Limits when direct substitution cannot be used

• An example of this is when you have a denominator, which would be equal to \(0\), therefore, the function is not continuous.
• For example \( \displaystyle \lim_{x\rightarrow 1} \left(\frac{x^{2}-1}{x-1}\right) \). When \(x=1\), the function is undefined, as the denominator would equal \(0\).
• When this happens, try to re-write the function as something simpler. For example:
  \begin{eqnarray*}  
  \lim_{x\rightarrow 1} \left(\frac{x^{2}-1}{x-1}\right)  

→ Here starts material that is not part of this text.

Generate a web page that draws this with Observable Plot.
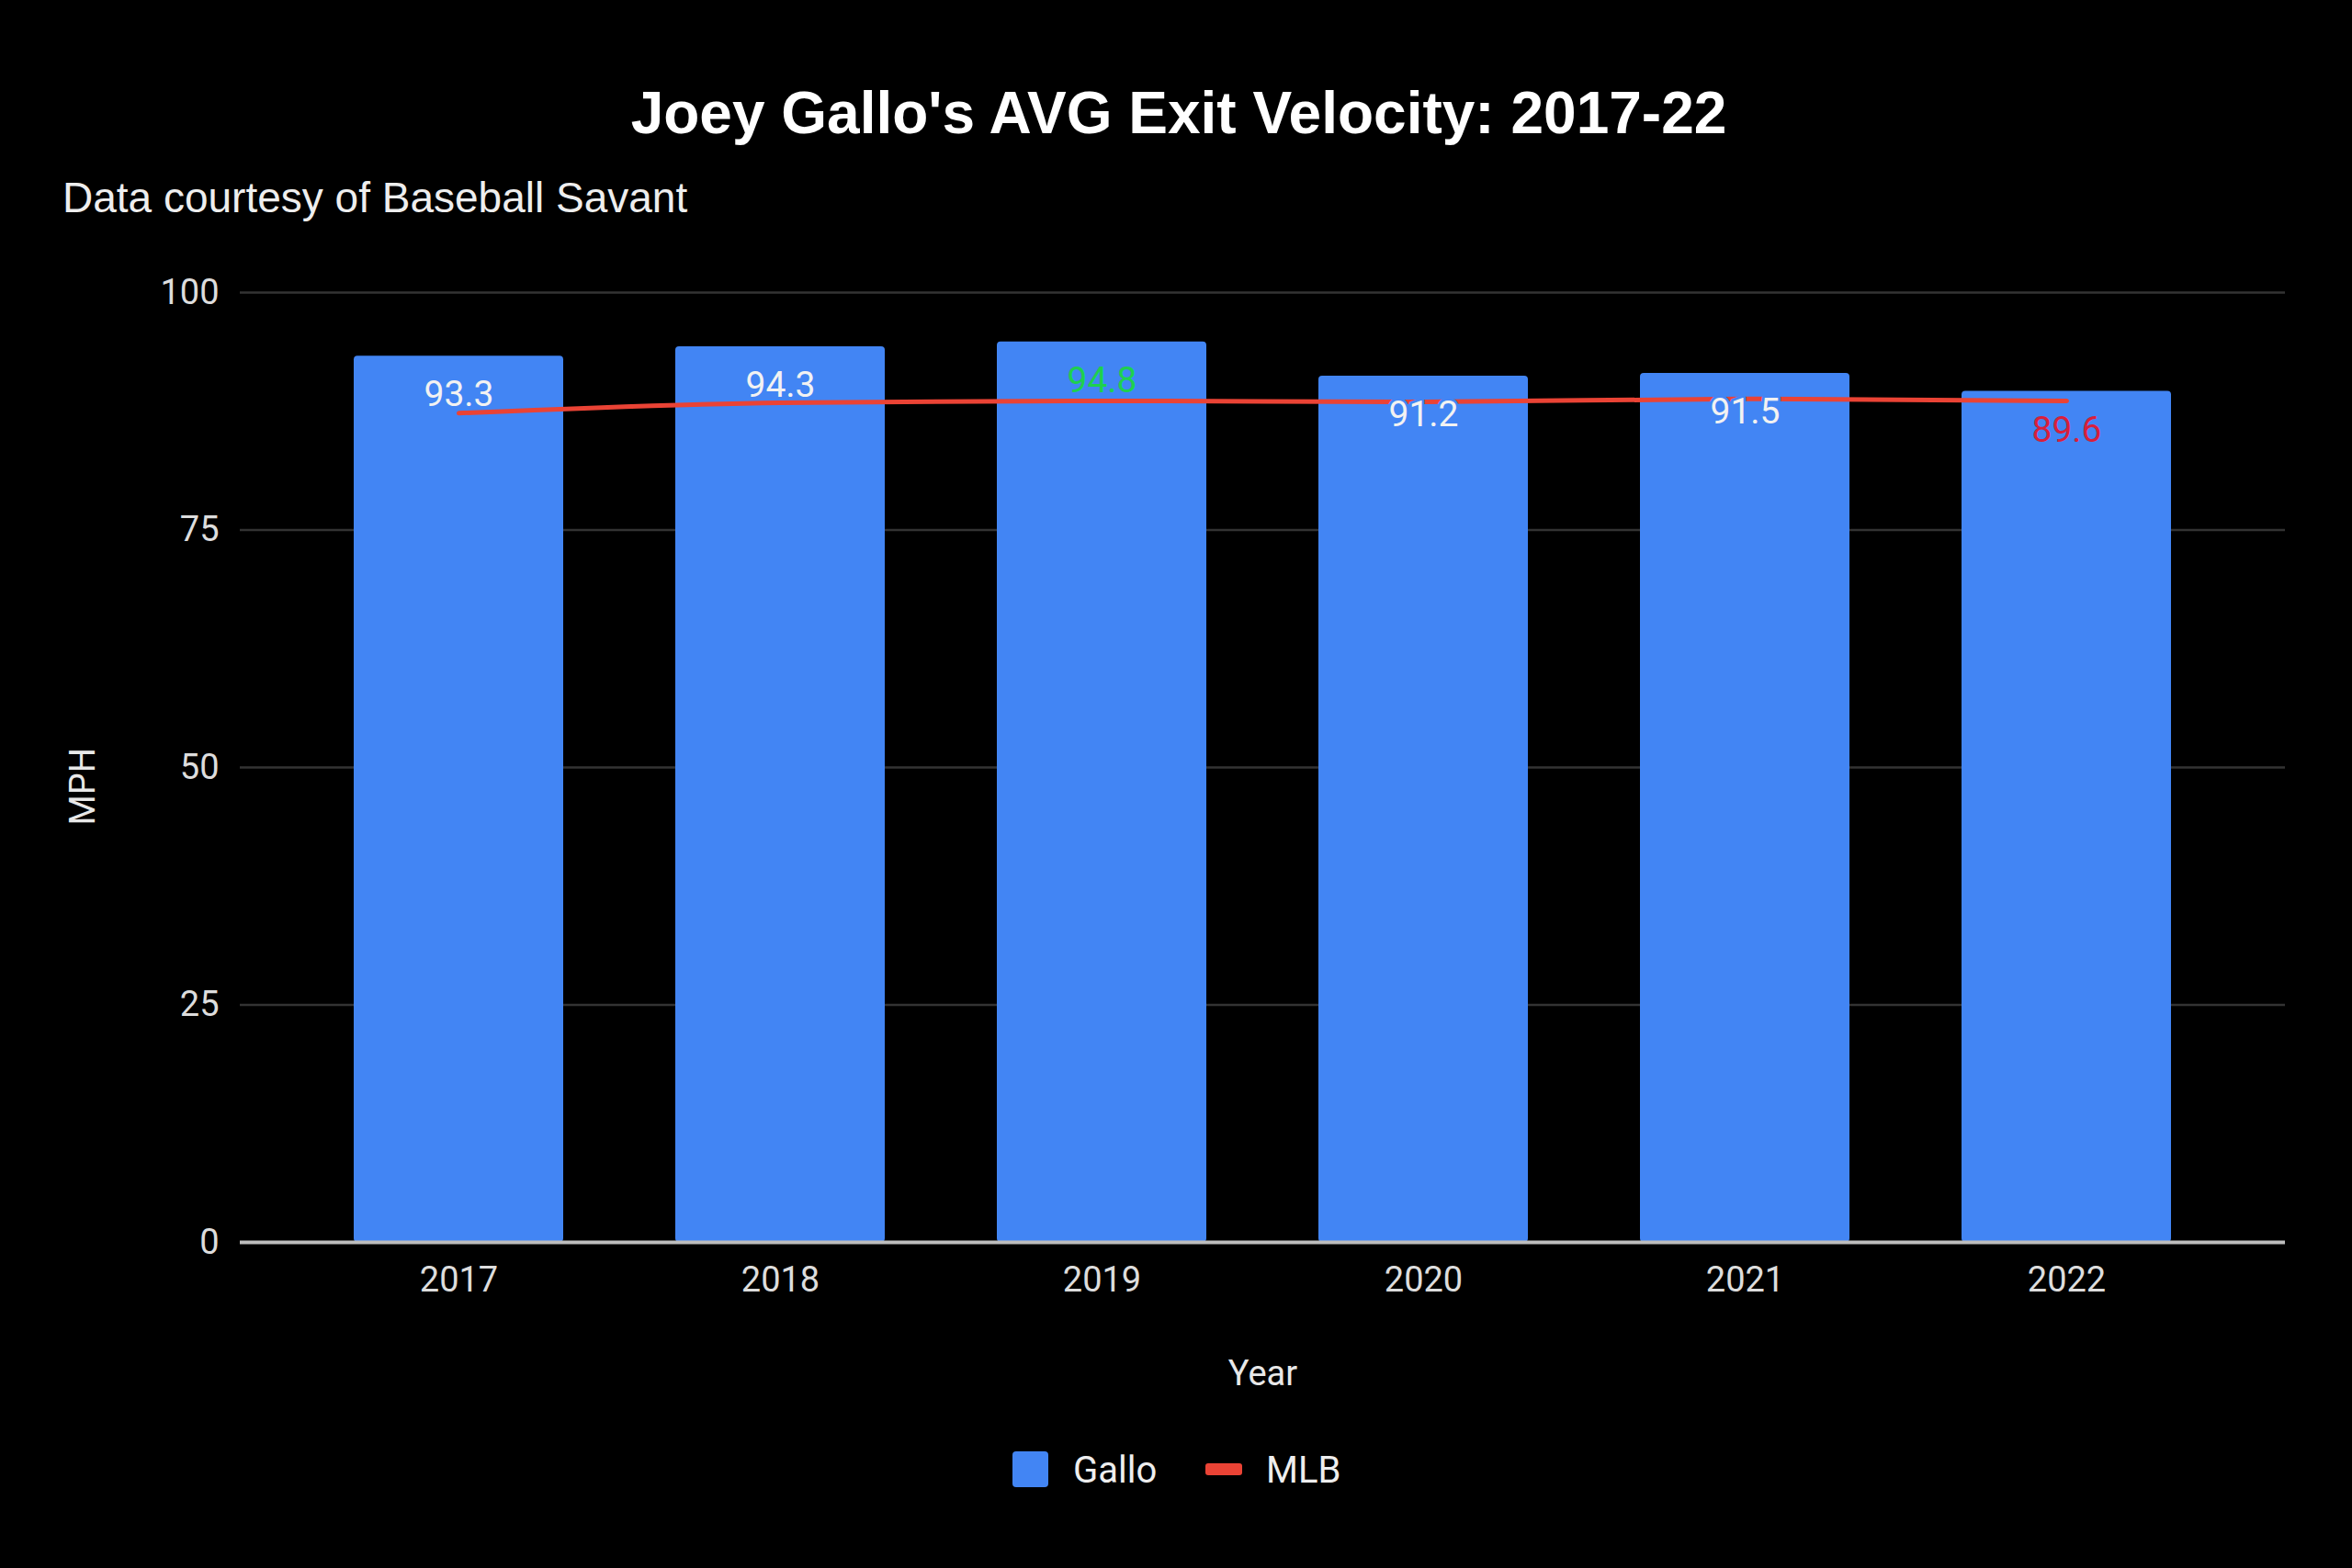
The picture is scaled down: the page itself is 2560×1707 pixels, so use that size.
<!DOCTYPE html>
<html>
<head>
<meta charset="utf-8">
<script src="https://cdn.jsdelivr.net/npm/d3@7"></script>
<script src="https://cdn.jsdelivr.net/npm/@observablehq/plot@0.6"></script>
<style>
  html, body { margin: 0; padding: 0; background: #000; }
  body { width: 2560px; height: 1707px; position: relative; overflow: hidden; font-family: Roboto, "Noto Sans", sans-serif; }
  .abs { position: absolute; line-height: 1; white-space: nowrap; font-family: "Liberation Sans", Arial, sans-serif; }
  #title { left: 3px; width: 2560px; text-align: center; top: 91px; font-size: 64px; font-weight: bold; color: #fff; }
  #subtitle { left: 68px; top: 192px; font-size: 46px; color: #eee; }
  #chart { position: absolute; left: 0; top: 260px; }
  .sw { position: absolute; }
  .lg { position: absolute; font-size: 40px; color: #eee; line-height: 1; top: 1581px; }
</style>
</head>
<body>
<div id="title" class="abs">Joey Gallo's AVG Exit Velocity: 2017-22</div>
<div id="subtitle" class="abs">Data courtesy of Baseball Savant</div>
<div id="chart"></div>
<div class="sw" style="left:1102px;top:1580px;width:39px;height:39px;background:#4285F4;border-radius:4px;"></div>
<div class="lg" style="left:1168px;">Gallo</div>
<div class="sw" style="left:1312px;top:1593px;width:40px;height:13px;background:#EA4335;border-radius:3px;"></div>
<div class="lg" style="left:1378px;">MLB</div>
<script>
const years = ["2017", "2018", "2019", "2020", "2021", "2022"];
const gallo = [93.3, 94.3, 94.8, 91.2, 91.5, 89.6];
const mlb = [87.3, 88.4, 88.6, 88.5, 88.8, 88.6];
const yTicks = [0, 25, 50, 75, 100];

const data = years.map((year, i) => ({year, gallo: gallo[i], mlb: mlb[i]}));
const maxV = d3.max(gallo), minV = d3.min(gallo);
const labelColor = d => d.gallo === maxV ? "#1ed04f" : d.gallo === minV ? "#d81f3c" : "#f2f2f2";

const chart = Plot.plot({
  width: 2560,
  height: 1280,
  marginTop: 58,
  marginBottom: 188,
  marginLeft: 261,
  marginRight: 73,
  style: {background: "#000", color: "#ddd", fontFamily: "Roboto, sans-serif", fontSize: "38px"},
  x: {type: "band", domain: years, padding: 0.35, label: null},
  y: {domain: [0, 100], label: null},
  marks: [
    Plot.ruleY(yTicks.filter(t => t !== 0), {stroke: "#333", strokeWidth: 2.5}),
    Plot.barY(data, {x: "year", y: "gallo", fill: "#4285F4", rx: 4}),
    Plot.ruleY([0], {stroke: "#bdbdbd", strokeWidth: 4}),
    Plot.line(data, {x: "year", y: "mlb", stroke: "#EA4335", strokeWidth: 5, curve: "monotone-x"}),
    Plot.text(data, {x: "year", y: "gallo", text: d => d.gallo.toFixed(1), dy: 42, fill: labelColor,
      stroke: "#4285F4", strokeWidth: 6, paintOrder: "stroke", fontSize: 39}),
    Plot.axisY({ticks: yTicks, tickSize: 0, tickPadding: 23, fontSize: 38, label: null, color: "#ddd"}),
    Plot.axisX({tickSize: 0, tickPadding: 27, fontSize: 38, label: null, color: "#ddd"}),
    Plot.text(["Year"], {frameAnchor: "bottom", dy: 155, text: d => d, fontSize: 38, fill: "#e8e8e8"}),
    Plot.text(["MPH"], {frameAnchor: "left", dx: -171, dy: 63, rotate: -90, text: d => d, fontSize: 38, fill: "#e8e8e8"})
  ]
});
document.getElementById("chart").appendChild(chart);
</script>
</body>
</html>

  &=& \lim_{x\rightarrow 1} \left(\frac{(x+1)(x-1)}{x-1}\right) \\  
  &=& \lim_{x\rightarrow 1} \left(x+1\right) \\  
  &=& 1+1 \\  
  &=& 2 
  \end{eqnarray*}
  
  
• Another example:
  \begin{eqnarray*}  
  \lim_{h\rightarrow 0} \frac{(4+h)^2-16}{h}  
  &=& \lim_{h\rightarrow 0}\frac{16 +8h+h^2 - 16}{h} \\  
  &=& \lim_{h\rightarrow 0}\frac{8h + h^2}{h} \\  
  &=& \lim_{h\rightarrow 0}\frac{\cancel{h} (8 +h)}{\cancel{h}} \\  
  &=& \lim_{h\rightarrow 0} 8 +h\\  
  &=& 8
  \end{eqnarray*}